**DATA EXCERPT**
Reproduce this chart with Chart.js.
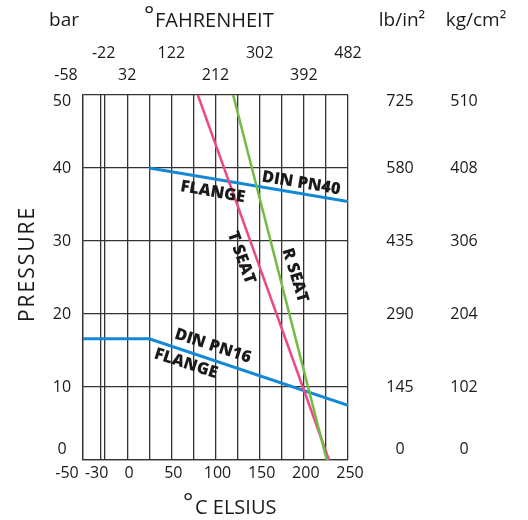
<!DOCTYPE html>
<html>
<head>
<meta charset="utf-8">
<script src="https://cdn.jsdelivr.net/npm/chart.js@4.4.1/dist/chart.umd.min.js"></script>
<style>
html,body{margin:0;padding:0;background:#fff;}
#wrap{width:528px;height:520px;}
</style>
</head>
<body>
<div id="wrap"><canvas id="c" width="528" height="520"></canvas></div>
<script>
// ---- data ----
const celsiusTicks = [-50, -30, 0, 50, 100, 150, 200, 250];
const fahrenheitTicks = [-58, -22, 32, 122, 212, 302, 392, 482];
const celsiusGrid = [-50, -30, -25, 0, 25, 50, 75, 100, 125, 150, 175, 200, 225, 250];
const barTicks = [0, 10, 20, 30, 40, 50];
const psiTicks = [0, 145, 290, 435, 580, 725];
const kgTicks = [0, 102, 204, 306, 408, 510];

const pn16Temp = [-50, 25, 250];
const pn16Bar = [16.6, 16.6, 7.5];
const pn40Temp = [25, 250];
const pn40Bar = [40, 35.4];
const rSeatTemp = [120, 226];
const rSeatBar = [50, 0];
const tSeatTemp = [80, 228.5];
const tSeatBar = [50, 0];

const curveLabels = [
  {text: 'DIN PN40', t: 197, p: 37.9, angle: 9.5},
  {text: 'FLANGE', t: 97, p: 36.7, angle: 10},
  {text: 'T SEAT', t: 129, p: 27.7, angle: 70},
  {text: 'R SEAT', t: 190, p: 25.3, angle: 73},
  {text: 'DIN PN16', t: 97, p: 15.6, angle: 18},
  {text: 'FLANGE', t: 66.5, p: 13.2, angle: 18}
];

const BLUE = '#1388d4', PINK = '#ec4a86', GREEN = '#72bb45', INK = '#1a1a1a';
const FONT = '"Open Sans", "Liberation Sans", sans-serif';

function pts(xs, ys){ return xs.map((x,i)=>({x:x, y:ys[i]})); }

const textPlugin = {
  id: 'texts',
  afterDatasetsDraw(chart){
    const ctx = chart.ctx, xs = chart.scales.x, ys = chart.scales.y, a = chart.chartArea;
    ctx.save();
    ctx.fillStyle = INK;
    // curve labels
    ctx.font = '800 16.5px ' + FONT;
    ctx.textAlign = 'center'; ctx.textBaseline = 'middle';
    curveLabels.forEach(l=>{
      ctx.save();
      ctx.translate(xs.getPixelForValue(l.t), ys.getPixelForValue(l.p));
      ctx.rotate(l.angle*Math.PI/180);
      ctx.fillText(l.text, 0, 0);
      ctx.restore();
    });
    // bottom celsius labels
    ctx.font = '500 16px ' + FONT;
    celsiusTicks.forEach((v,i)=>{
      let px = xs.getPixelForValue(v);
      if (i===0) px -= 16; else if (i===1) px -= 4; else px += 2;
      ctx.fillText(String(v), px, a.bottom + 13);
    });
    // fahrenheit labels, staggered
    fahrenheitTicks.forEach((f,i)=>{
      let px = xs.getPixelForValue(celsiusTicks[i]);
      if (i===0) px -= 17; else if (i===1) px += 3;
      const py = (i % 2 === 1) ? 53 : 75;
      ctx.fillText(String(f), px, py);
    });
    // left bar labels + right columns
    barTicks.forEach((b,i)=>{
      let py = ys.getPixelForValue(b);
      py = Math.min(Math.max(py, a.top + 6), a.bottom - 11);
      ctx.fillText(String(b), 62, py);
      ctx.fillText(String(psiTicks[i]), 400, py);
      ctx.fillText(String(kgTicks[i]), 464, py);
    });
    // headers
    ctx.font = '500 19px ' + FONT;
    ctx.fillText('bar', 64, 21);
    ctx.fillText('lb/in\u00B2', 402, 21);
    ctx.fillText('kg/cm\u00B2', 476, 21);
    ctx.textAlign = 'left';
    ctx.font = '500 20px ' + FONT;
    ctx.fillText('FAHRENHEIT', 155, 21);
    ctx.fillText('C ELSIUS', 195, 508);
    ctx.font = '500 24px ' + FONT;
    ctx.fillText('\u00B0', 144, 16);
    ctx.fillText('\u00B0', 183, 503);
    // y title
    ctx.textAlign = 'center';
    ctx.font = '500 21px ' + FONT;
    ctx.save();
    ctx.translate(28, 265);
    ctx.rotate(-Math.PI/2);
    ctx.letterSpacing = '2px';
    ctx.fillText('PRESSURE', 1, 0);
    ctx.restore();
    ctx.restore();
  }
};

new Chart(document.getElementById('c'), {
  type: 'scatter',
  data: {
    datasets: [
      {label:'R SEAT', data: pts(rSeatTemp, rSeatBar), borderColor: GREEN, borderWidth: 2.5},
      {label:'T SEAT', data: pts(tSeatTemp, tSeatBar), borderColor: PINK, borderWidth: 2.5},
      {label:'DIN PN40 FLANGE', data: pts(pn40Temp, pn40Bar), borderColor: BLUE, borderWidth: 3},
      {label:'DIN PN16 FLANGE', data: pts(pn16Temp, pn16Bar), borderColor: BLUE, borderWidth: 3}
    ].map(d=>Object.assign(d, {showLine:true, pointRadius:0, fill:false, tension:0, borderCapStyle:'butt'}))
  },
  options: {
    responsive: false,
    animation: false,
    devicePixelRatio: 1,
    layout: {padding: {left: 83, right: 180, top: 95, bottom: 60}},
    plugins: {legend: {display:false}, tooltip: {enabled:false}},
    scales: {
      x: {
        type: 'linear', min: -50, max: 250,
        afterBuildTicks: s => { s.ticks = celsiusGrid.map(v=>({value:v})); },
        ticks: {display:false},
        grid: {color:'#333', lineWidth:1.3, drawTicks:false},
        border: {display:true, color:'#333', width:1.3}
      },
      y: {
        type: 'linear', min: 0, max: 50,
        afterBuildTicks: s => { s.ticks = barTicks.map(v=>({value:v})); },
        ticks: {display:false},
        grid: {color:'#333', lineWidth:1.3, drawTicks:false},
        border: {display:true, color:'#333', width:1.3}
      }
    }
  },
  plugins: [textPlugin]
});
</script>
</body>
</html>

**CHALLENGE**
Extract the full listing exactly, with the pictures left out.

**WRITTEN SOLUTION**
Reproduce this chart with Chart.js.
<!DOCTYPE html>
<html>
<head>
<meta charset="utf-8">
<script src="https://cdn.jsdelivr.net/npm/chart.js@4.4.1/dist/chart.umd.min.js"></script>
<style>
html,body{margin:0;padding:0;background:#fff;}
#wrap{width:528px;height:520px;}
</style>
</head>
<body>
<div id="wrap"><canvas id="c" width="528" height="520"></canvas></div>
<script>
// ---- data ----
const celsiusTicks = [-50, -30, 0, 50, 100, 150, 200, 250];
const fahrenheitTicks = [-58, -22, 32, 122, 212, 302, 392, 482];
const celsiusGrid = [-50, -30, -25, 0, 25, 50, 75, 100, 125, 150, 175, 200, 225, 250];
const barTicks = [0, 10, 20, 30, 40, 50];
const psiTicks = [0, 145, 290, 435, 580, 725];
const kgTicks = [0, 102, 204, 306, 408, 510];

const pn16Temp = [-50, 25, 250];
const pn16Bar = [16.6, 16.6, 7.5];
const pn40Temp = [25, 250];
const pn40Bar = [40, 35.4];
const rSeatTemp = [120, 226];
const rSeatBar = [50, 0];
const tSeatTemp = [80, 228.5];
const tSeatBar = [50, 0];

const curveLabels = [
  {text: 'DIN PN40', t: 197, p: 37.9, angle: 9.5},
  {text: 'FLANGE', t: 97, p: 36.7, angle: 10},
  {text: 'T SEAT', t: 129, p: 27.7, angle: 70},
  {text: 'R SEAT', t: 190, p: 25.3, angle: 73},
  {text: 'DIN PN16', t: 97, p: 15.6, angle: 18},
  {text: 'FLANGE', t: 66.5, p: 13.2, angle: 18}
];

const BLUE = '#1388d4', PINK = '#ec4a86', GREEN = '#72bb45', INK = '#1a1a1a';
const FONT = '"Open Sans", "Liberation Sans", sans-serif';

function pts(xs, ys){ return xs.map((x,i)=>({x:x, y:ys[i]})); }

const textPlugin = {
  id: 'texts',
  afterDatasetsDraw(chart){
    const ctx = chart.ctx, xs = chart.scales.x, ys = chart.scales.y, a = chart.chartArea;
    ctx.save();
    ctx.fillStyle = INK;
    // curve labels
    ctx.font = '800 16.5px ' + FONT;
    ctx.textAlign = 'center'; ctx.textBaseline = 'middle';
    curveLabels.forEach(l=>{
      ctx.save();
      ctx.translate(xs.getPixelForValue(l.t), ys.getPixelForValue(l.p));
      ctx.rotate(l.angle*Math.PI/180);
      ctx.fillText(l.text, 0, 0);
      ctx.restore();
    });
    // bottom celsius labels
    ctx.font = '500 16px ' + FONT;
    celsiusTicks.forEach((v,i)=>{
      let px = xs.getPixelForValue(v);
      if (i===0) px -= 16; else if (i===1) px -= 4; else px += 2;
      ctx.fillText(String(v), px, a.bottom + 13);
    });
    // fahrenheit labels, staggered
    fahrenheitTicks.forEach((f,i)=>{
      let px = xs.getPixelForValue(celsiusTicks[i]);
      if (i===0) px -= 17; else if (i===1) px += 3;
      const py = (i % 2 === 1) ? 53 : 75;
      ctx.fillText(String(f), px, py);
    });
    // left bar labels + right columns
    barTicks.forEach((b,i)=>{
      let py = ys.getPixelForValue(b);
      py = Math.min(Math.max(py, a.top + 6), a.bottom - 11);
      ctx.fillText(String(b), 62, py);
      ctx.fillText(String(psiTicks[i]), 400, py);
      ctx.fillText(String(kgTicks[i]), 464, py);
    });
    // headers
    ctx.font = '500 19px ' + FONT;
    ctx.fillText('bar', 64, 21);
    ctx.fillText('lb/in\u00B2', 402, 21);
    ctx.fillText('kg/cm\u00B2', 476, 21);
    ctx.textAlign = 'left';
    ctx.font = '500 20px ' + FONT;
    ctx.fillText('FAHRENHEIT', 155, 21);
    ctx.fillText('C ELSIUS', 195, 508);
    ctx.font = '500 24px ' + FONT;
    ctx.fillText('\u00B0', 144, 16);
    ctx.fillText('\u00B0', 183, 503);
    // y title
    ctx.textAlign = 'center';
    ctx.font = '500 21px ' + FONT;
    ctx.save();
    ctx.translate(28, 265);
    ctx.rotate(-Math.PI/2);
    ctx.letterSpacing = '2px';
    ctx.fillText('PRESSURE', 1, 0);
    ctx.restore();
    ctx.restore();
  }
};

new Chart(document.getElementById('c'), {
  type: 'scatter',
  data: {
    datasets: [
      {label:'R SEAT', data: pts(rSeatTemp, rSeatBar), borderColor: GREEN, borderWidth: 2.5},
      {label:'T SEAT', data: pts(tSeatTemp, tSeatBar), borderColor: PINK, borderWidth: 2.5},
      {label:'DIN PN40 FLANGE', data: pts(pn40Temp, pn40Bar), borderColor: BLUE, borderWidth: 3},
      {label:'DIN PN16 FLANGE', data: pts(pn16Temp, pn16Bar), borderColor: BLUE, borderWidth: 3}
    ].map(d=>Object.assign(d, {showLine:true, pointRadius:0, fill:false, tension:0, borderCapStyle:'butt'}))
  },
  options: {
    responsive: false,
    animation: false,
    devicePixelRatio: 1,
    layout: {padding: {left: 83, right: 180, top: 95, bottom: 60}},
    plugins: {legend: {display:false}, tooltip: {enabled:false}},
    scales: {
      x: {
        type: 'linear', min: -50, max: 250,
        afterBuildTicks: s => { s.ticks = celsiusGrid.map(v=>({value:v})); },
        ticks: {display:false},
        grid: {color:'#333', lineWidth:1.3, drawTicks:false},
        border: {display:true, color:'#333', width:1.3}
      },
      y: {
        type: 'linear', min: 0, max: 50,
        afterBuildTicks: s => { s.ticks = barTicks.map(v=>({value:v})); },
        ticks: {display:false},
        grid: {color:'#333', lineWidth:1.3, drawTicks:false},
        border: {display:true, color:'#333', width:1.3}
      }
    }
  },
  plugins: [textPlugin]
});
</script>
</body>
</html>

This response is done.